Independentemente da decisão do Conselho de Dezembro, o CESE continuará a sua cooperação frutífera com a sociedade civil organizada da Turquia.

Bruxelas, 1 de Julho de 2004.

O Presidente

do Comité Económico e Social Europeu

Roger BRIESCH


(1)  «Diálogo social e direitos económicos e sociais na Turquia».

(2)  Exemplos disso são o fundo de pensões dos oficiais do exército, que é proprietário de um banco e de uma holding e que é, entre outras, a contrapartida turca na maior «joint venture» da indústria automóvel. De acordo com informações de OYAK, foi constituída como entidade empresarial, financeira e administrativamente autónoma, sujeita ao disposto nos códigos civil e comercial da Turquia, como qualquer outra instituição similar. A sua principal função é proporcionar benefícios aos seus membros, além dos proporcionados pelo plano de segurança social do Estado turco, e corresponde, basicamente aos fundos de pensões do segundo pilar que funcionam na UE.

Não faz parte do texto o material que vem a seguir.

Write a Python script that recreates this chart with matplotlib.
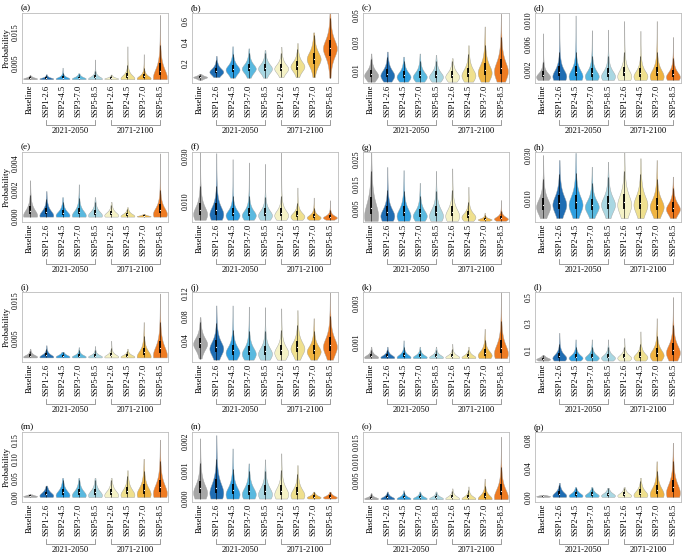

Todos os membros militares e civis das forças armadas são membros do Fundo de Pensões OYAK. Continuam como membros permanentes de OYAK. Todavia, excepto pelos seus membros, OYAK não tem qualquer relação com o Estado nem com as forças armadas turcas em termos de investimento ou de actividade empresarial, transferências de fundos ou ajudas estatais, ou qualquer outro tipo de apoio financeiro. OYAK é um fundo de pensões profissional que se parece com os equivalentes da UE.

No quadro da sua política de transferência, os relatórios anuais do OYAK são publicados para informação do público em geral e as contas da instituição e das suas subsidiárias estão a ser auditadas todos os anos por empresas internacionais de auditoria. OYAK demonstrou benefícios suplementares de reforma.

(3)  Relatórios sobre os desequilíbrios regionais na Turquia/desenvolvimento regional de Cassina e Guvenc.